Adverse Effects Of Fighting And Arguing In Front Of The Kids


Many of us, parents, think that it is okay to argue or fight in front of our children, especially when they are still young. We believe that they do not understand what we talk about, but we are wrong. Notice how smart infants and toddlers are. They are similar to a sponge that absorbs everything around them. They can quickly tell what the emotions are related to the tone of our voice or our facial expressions.

According to John Gottman, PhD, “When parents are fighting, it’s physiologically traumatic for kids.” He added, “Parents fighting really results in them having a lot of anxiety. Countless clients of mine have memories of parents fighting. It really is an early trauma. Children have this magical way of thinking where they take responsibility for things. It’s crazy, but if the parents are fighting, they think it’s really their fault.”

Parents should realize that fighting or arguing in front of the kids have a lot of adverse effects. They may be young and innocent, but their behavior is mostly dependent on how adults act around them.


5 Adverse Effects Of Fighting Or Arguing In Front Of The Kids:


  1. Insecurity

Our home is our comfort zone. It is a place where we feel at peace and safe. This feeling is much more for the kids as they most likely don’t know many places. Home is where they know love and care from their parents, and they look forward to nothing but happiness.

When father and mother fight in front of the kids, they will get a feeling of insecurity because fighting exposes them to trouble. They become acquainted with disturbance and disorder.


  1. Confusion

Kids should not be troubled with adult affairs, but when parents fight in front of them, they tend to overthink or weigh the situation. Why are they fighting? Whose fault could it be? They ask these questions and eventually think that they need to choose sides.

This kind of situation is difficult for kids. They love both their parents, and it is not okay to think less of the other and have to love one more than another.


  1. Stress

Kids should be playing, having fun, laughing, or simply be kids. When father and mother often fight in front of them, they tend to lose their sense of innocence and optimism. They are pressured to understand a situation that is beyond their fragile mind.

For children, life is simple. When you love someone, you don’t hurt, make them mad or cry. So when parents fight, this context becomes complicated.


  1. Guilt

There are times when kids are pushed to take sides. Even though they do not understand the situation, they would probably give in and take the side of whoever comes up to them and talk about the conflict. They then afterward would feel guilty about having had to take sides.

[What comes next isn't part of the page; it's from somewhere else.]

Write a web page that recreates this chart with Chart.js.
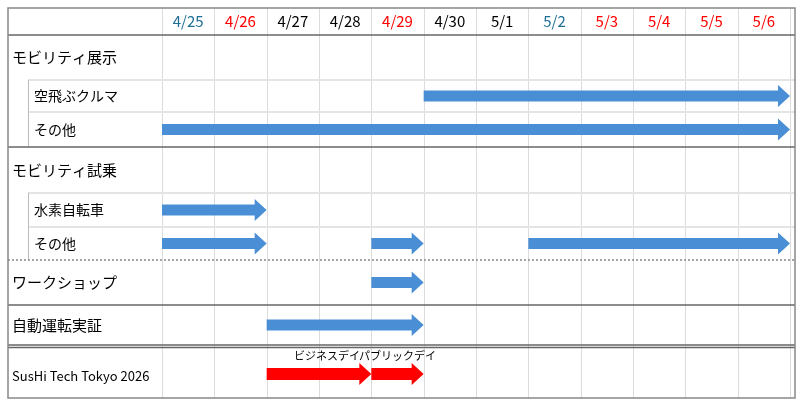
<!DOCTYPE html><html><head><meta charset="utf-8">
<script src="https://cdn.jsdelivr.net/npm/chart.js@4"></script>
<style>html,body{margin:0;background:#fff}</style></head><body>
<canvas id="c" width="800" height="407"></canvas>
<script>
const days=['4/25','4/26','4/27','4/28','4/29','4/30','5/1','5/2','5/3','5/4','5/5','5/6'];
const dayColors=['#1F6E96','#FF0000','#000','#000','#FF0000','#000','#000','#1F6E96','#FF0000','#FF0000','#FF0000','#FF0000'];
const rows=['モビリティ展示','空飛ぶクルマ','その他','モビリティ試乗','水素自転車','その他','ワークショップ','自動運転実証','SusHi Tech Tokyo 2026'];
const rowSub=[false,true,true,false,true,true,false,false,false];
// tasks: [rowIndex, startDay, endDay]
const blueTasks=[[1,5,12],[2,0,12],[4,0,2],[5,0,2],[5,4,5],[5,7,12],[6,4,5],[7,2,5]];
const redTasks=[[8,2,4,'ビジネスデイ'],[8,4,5,'パブリックデイ']];
// row boundaries in y units (0 = top of grid)
const rowEdges=[0,45,77,112,158,192,225,270,310,363];
const FONT='"Noto Sans CJK JP","Noto Sans",sans-serif';
function arrow(ctx,x1,x2,y,body,head,hl,color){
  ctx.fillStyle=color;ctx.beginPath();
  ctx.moveTo(x1,y-body/2);ctx.lineTo(x2-hl,y-body/2);ctx.lineTo(x2-hl,y-head/2);ctx.lineTo(x2,y);
  ctx.lineTo(x2-hl,y+head/2);ctx.lineTo(x2-hl,y+body/2);ctx.lineTo(x1,y+body/2);ctx.closePath();ctx.fill();
}
const gantt={id:'gantt',afterDraw(ch){
  const ctx=ch.ctx,xs=ch.scales.x,ys=ch.scales.y;
  const X=v=>xs.getPixelForValue(v),Y=v=>ys.getPixelForValue(v);
  const L=8,R=795,T=8,B=Y(363);
  ctx.save();
  // vertical day lines
  ctx.strokeStyle='#dcdcdc';ctx.lineWidth=1;
  for(let i=0;i<=12;i++){const x=Math.round(X(i))+0.5;ctx.beginPath();ctx.moveTo(x,T);ctx.lineTo(x,B);ctx.stroke();}
  // header
  ctx.font='15px '+FONT;ctx.textAlign='center';ctx.textBaseline='middle';
  days.forEach((d,i)=>{ctx.fillStyle=dayColors[i];ctx.fillText(d,X(i+0.5),21);});
  // row labels and light lines
  for(let r=0;r<rows.length;r++){
    const yc=(Y(rowEdges[r])+Y(rowEdges[r+1]))/2;
    ctx.fillStyle='#000';ctx.textAlign='left';
    ctx.font=(r===8?'13px ':rowSub[r]?'14px ':'15px ')+FONT;
    ctx.fillText(rows[r],rowSub[r]?34:12,yc+(r===8?5:0));
  }
  ctx.strokeStyle='#e4e4e4';ctx.lineWidth=2;
  [1,2,4,5].forEach(r=>{const y=Y(rowEdges[r]);ctx.beginPath();ctx.moveTo(28,y);ctx.lineTo(R,y);ctx.stroke();});
  ctx.strokeStyle='#bbb';ctx.lineWidth=1;
  [[1,3],[4,6]].forEach(([a,b])=>{ctx.beginPath();ctx.moveTo(28.5,Y(rowEdges[a]));ctx.lineTo(28.5,Y(rowEdges[b]));ctx.stroke();});
  // dark separators
  ctx.strokeStyle='#666';ctx.lineWidth=1.5;
  [0,3,7,8].forEach(r=>{const y=Y(rowEdges[r]);ctx.beginPath();ctx.moveTo(L,y);ctx.lineTo(R,y);ctx.stroke();});
  ctx.beginPath();ctx.moveTo(L,Y(rowEdges[8])+2.5);ctx.lineTo(R,Y(rowEdges[8])+2.5);ctx.stroke();
  ctx.setLineDash([2,2]);ctx.strokeStyle='#888';
  ctx.beginPath();ctx.moveTo(L,Y(rowEdges[6]));ctx.lineTo(R,Y(rowEdges[6]));ctx.stroke();ctx.setLineDash([]);
  ctx.strokeStyle='#888';ctx.lineWidth=1.5;ctx.strokeRect(L,T,R-L,B-T);
  // arrows
  blueTasks.forEach(([r,s,e])=>{const yc=(Y(rowEdges[r])+Y(rowEdges[r+1]))/2+(r===1||r===2||r===4||r===5?0:0);
    arrow(ctx,X(s),X(e),yc,11,22,12,'#4A8FD6');});
  redTasks.forEach(([r,s,e,lab])=>{const yc=Y(rowEdges[r])+29;
    arrow(ctx,X(s),X(e),yc,12,22,12,'#FF0000');
    ctx.fillStyle='#000';ctx.font='11px '+FONT;ctx.textAlign='center';ctx.fillText(lab,(X(s)+X(e))/2+(s===2?8:0),yc-18);});
  ctx.restore();
}};
new Chart(document.getElementById('c'),{type:'scatter',data:{datasets:[{data:[]}]},
 options:{responsive:false,animation:false,layout:{padding:{left:162,right:10,top:35,bottom:9}},
  plugins:{legend:{display:false},tooltip:{enabled:false}},
  scales:{x:{type:'linear',min:0,max:12,display:false},y:{type:'linear',min:0,max:363,reverse:true,display:false}}},
 plugins:[gantt]});
</script></body></html>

However, never should a child be forced or persuaded to choose sides. They should not be bothered with any misunderstanding or conflicts that the parents may have.


  1. Mental Health Issue

When kids continually witness a fight between their parents, especially when there is violence involved, they are prone to mental health issues like anxiety and depression. Their development is different compared to those who live in a harmonious home.

According to Alice Schermerhorn, PhD, “Compared with abuse and neglect, inter-parental conflict is a less severe, less traumatic experience, but it is also more prevalent, and therefore has implications for a larger portion of the population.”

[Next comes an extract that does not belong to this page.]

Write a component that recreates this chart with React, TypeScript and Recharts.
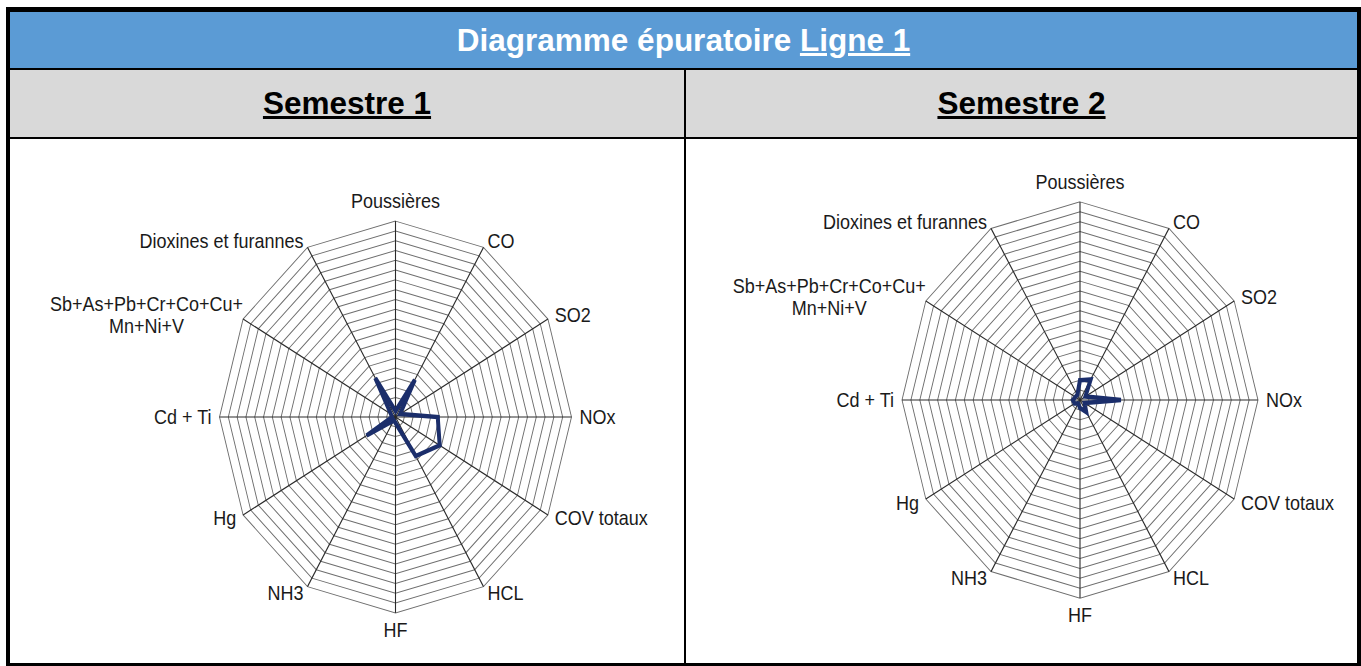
import { RadarChart, Radar, PolarGrid, PolarAngleAxis, PolarRadiusAxis } from 'recharts';

const AXES = [
  'Poussières',
  'CO',
  'SO2',
  'NOx',
  'COV totaux',
  'HCL',
  'HF',
  'NH3',
  'Hg',
  'Cd + Ti',
  'Sb+As+Pb+Cr+Co+Cu+\nMn+Ni+V',
  'Dioxines et furannes',
];

const SEMESTRE_1 = [3, 22, 3, 24, 29, 23, 3, 2, 19, 2, 3, 23];
const SEMESTRE_2 = [10, 12, 3.5, 23, 3, 7, 4, 2, 3.5, 4, 3, 3];

const RING_TICKS = [0, 5, 10, 15, 20, 25, 30, 35, 40, 45, 50, 55, 60, 65, 70, 75, 80, 85, 90, 95, 100];

const FONT = '"Liberation Sans", Arial, Helvetica, sans-serif';
const LINE_COLOR = '#1B2E6B';
const LABEL_SIZE = 18;
// the original picture is stretched vertically
const STRETCH = 1.113;

function makeTick(cx: number, cy: number) {
  return (props: any) => {
    const { x, y, payload } = props;
    const dx = x - cx;
    const dy = y - cy;
    const len = Math.hypot(dx, dy) || 1;
    const cos = dx / len;
    const sin = -dy / len;
    let anchor: 'start' | 'middle' | 'end' = 'middle';
    if (cos > 0.1) anchor = 'start';
    else if (cos < -0.1) anchor = 'end';
    const lines = String(payload.value).split('\n');
    let tx = x;
    let ty = y;
    if (anchor === 'middle') ty = y - sin * (sin > 0 ? 10 : 7.5);
    else ty = y + sin * 1.5;
    if (lines.length > 1) {
      // centred block, right edge next to the vertex
      const halfW = lines[0].length * LABEL_SIZE * 0.283;
      tx = x + 2 - halfW;
      return (
        <text x={tx} y={ty} textAnchor="middle" fontFamily={FONT} fontSize={LABEL_SIZE} fill="#1a1a1a">
          {lines.map((l, i) => (
            <tspan key={i} x={tx} y={ty + (i - (lines.length - 1) / 2) * 20} dominantBaseline="central">
              {l}
            </tspan>
          ))}
        </text>
      );
    }
    return (
      <text x={tx} y={ty} textAnchor={anchor} dominantBaseline="central" fontFamily={FONT} fontSize={LABEL_SIZE} fill="#1a1a1a">
        {lines[0]}
      </text>
    );
  };
}

interface SpiderProps {
  values: number[];
  left: number;
  top: number;
  width: number;
  height: number;
  cx: number;
  cy: number;
  radius: number;
}

function Spider({ values, left, top, width, height, cx, cy, radius }: SpiderProps) {
  const data = AXES.map((axe, i) => ({ axe, valeur: values[i] }));
  return (
    <div
      style={{
        position: 'absolute',
        left,
        top,
        width,
        height,
        transform: `scaleY(${STRETCH})`,
        transformOrigin: `${cx}px ${cy}px`,
      }}
    >
      <RadarChart
        width={width}
        height={height}
        data={data}
        cx={cx}
        cy={cy}
        outerRadius={radius}
        margin={{ top: 0, right: 0, bottom: 0, left: 0 }}
      >
        <PolarGrid gridType="polygon" radialLines={false} stroke="#6e6e6e" strokeWidth={0.9} />
        <PolarGrid gridType="polygon" polarRadius={[]} stroke="#2a2a2a" strokeWidth={1.1} />
        <PolarAngleAxis dataKey="axe" tick={makeTick(cx, cy)} tickLine={false} axisLine={false} />
        <PolarRadiusAxis domain={[0, 100]} ticks={RING_TICKS} tickCount={21} tick={false} axisLine={false} />
        <Radar
          dataKey="valeur"
          stroke={LINE_COLOR}
          strokeWidth={4}
          fill="none"
          fillOpacity={0}
          dot={false}
          isAnimationActive={false}
        />
      </RadarChart>
    </div>
  );
}

const headText = { fontFamily: FONT, fontWeight: 700, fontSize: 31.5 };

export default function App() {
  return (
    <div style={{ position: 'absolute', left: 0, top: 0, width: 1361, height: 666, background: '#fff', overflow: 'hidden' }}>
      {/* outer frame */}
      <div
        style={{
          position: 'absolute',
          left: 6,
          top: 7,
          width: 1355,
          height: 659,
          boxSizing: 'border-box',
          borderTop: '5px solid #000',
          borderLeft: '4px solid #000',
          borderRight: '4px solid #000',
          borderBottom: '3px solid #000',
        }}
      />
      {/* title row */}
      <div
        style={{
          position: 'absolute',
          left: 10,
          top: 12,
          width: 1347,
          height: 56,
          background: '#5B9BD5',
          display: 'flex',
          alignItems: 'center',
          justifyContent: 'center',
          color: '#fff',
          ...headText,
        }}
      >
        <span>
          Diagramme épuratoire <u>Ligne 1</u>
        </span>
      </div>
      <div style={{ position: 'absolute', left: 10, top: 68, width: 1347, height: 2, background: '#000' }} />
      {/* semester row */}
      <div
        style={{
          position: 'absolute',
          left: 10,
          top: 70,
          width: 674,
          height: 67,
          background: '#D9D9D9',
          display: 'flex',
          alignItems: 'center',
          justifyContent: 'center',
          color: '#000',
          ...headText,
        }}
      >
        <u>Semestre 1</u>
      </div>
      <div
        style={{
          position: 'absolute',
          left: 686,
          top: 70,
          width: 671,
          height: 67,
          background: '#D9D9D9',
          display: 'flex',
          alignItems: 'center',
          justifyContent: 'center',
          color: '#000',
          ...headText,
        }}
      >
        <u>Semestre 2</u>
      </div>
      <div style={{ position: 'absolute', left: 10, top: 137, width: 1347, height: 2, background: '#000' }} />
      <div style={{ position: 'absolute', left: 684, top: 70, width: 2, height: 593, background: '#000' }} />

      <Spider values={SEMESTRE_1} left={10} top={139} width={674} height={524} cx={385.5} cy={278} radius={176} />
      <Spider values={SEMESTRE_2} left={686} top={139} width={671} height={524} cx={394} cy={261} radius={178} />
    </div>
  );
}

Kids who witness constant fights may show aggression and bad behavior. They lose the significance of love, peace, and harmony, and they tend to show less concern to others.

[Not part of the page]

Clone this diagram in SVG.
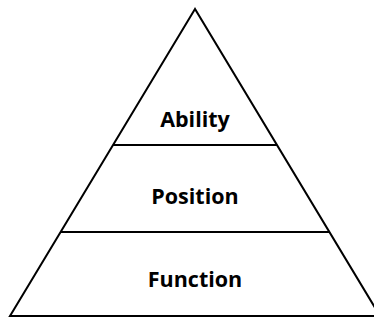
<svg xmlns="http://www.w3.org/2000/svg" width="374" height="320" viewBox="0 0 374 320">
<style>
.ln{fill:none;stroke:#000;stroke-width:2}
.lb{font-family:"Open Sans","Noto Sans",sans-serif;font-weight:bold;font-size:21.5px;fill:#000;text-anchor:middle}
</style>
<rect width="374" height="320" fill="#fff"/>
<g id="connectors">
<polygon class="ln" points="195,9 10,316 380,316"/>
<line class="ln" x1="113" y1="145" x2="277" y2="145"/>
<line class="ln" x1="60.5" y1="232" x2="329.5" y2="232"/>
</g>
<g id="ability"><text class="lb" x="195" y="127">Ability</text></g>
<g id="position"><text class="lb" x="195" y="204">Position</text></g>
<g id="function"><text class="lb" x="195" y="287">Function</text></g>
</svg>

Parents get too comfortable at home and the kids. Sometimes, they think that the children are their possession, and they have every right to act the way they want anyhow. But as much as parents have the power over their children, they have an absolute duty to make sure that children grow up to be the best that they can be. So fighting in front of the kids is a blatant display of irresponsibility.

Laura Markham, PhD, wrote that,  “children benefit from seeing healthy disagreements. Even when tempers get a little hot, if you can resolve things quickly and your children see you repair and reconnect, you’re modeling the resilience of relationships. So by all means, go ahead and work through differences that come up with your partner in front of your kids. But remember that as soon as your disagreement disintegrates into disrespect or yelling, you’re way out of the healthy zone.”